BG Pushes the Limits of LNG Ship Design Efficiency

UK-based oil and gas company BG Group has launched a project called the Blue Amazon liquefied natural gas (LNG) which should optimise LNG ship hull forms aimed at reducing emissions and saving fuel for LNG vessel operators.

The project resulted in a visibly different ship shape at the bow, which in turn leads to saving fuel and corresponding emissions by 3–5%.

“This is important as fuel use is the biggest cost for ship operators, and reducing fuel use significantly lowers emissions,” BG Group said.

“The idea was to achieve the highest level of efficiency by trying to improve upon the best designs currently being built at the shipyards that BG partners with,” says Michael Davison, BG Group’s project development manager for ship design and construction.

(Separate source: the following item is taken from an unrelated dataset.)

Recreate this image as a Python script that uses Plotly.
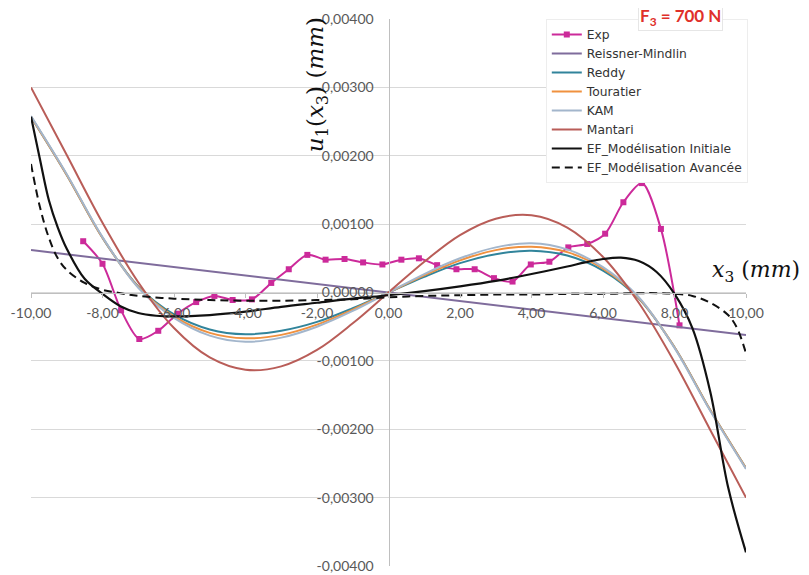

Over 18 months, the Blue Amazon team ran many iterations of computer modelling, testing, and improvements to develop the best design. The computer-generated ship design, of a visibly different shape, was turned into a scale model and tested at facilities at Instituto de Pesquisas Tecnológicas in São Paulo in Brazil. The team modelled sailing in three speeds, two LNG loading conditions, and various wave conditions.

“Three to five percent savings may not sound much, but if you’ve got a large fleet of say 30, 40 ships, each burning around 80 tonnes of fuel a day, you can imagine the emissions and commercial advantage of such savings. Over a year, a fleet of such ships would be saving approximately 32,000 tonnes of LNG fuel,” Davison said.

According to BG Group, the final design is expected to be presented in March 2016.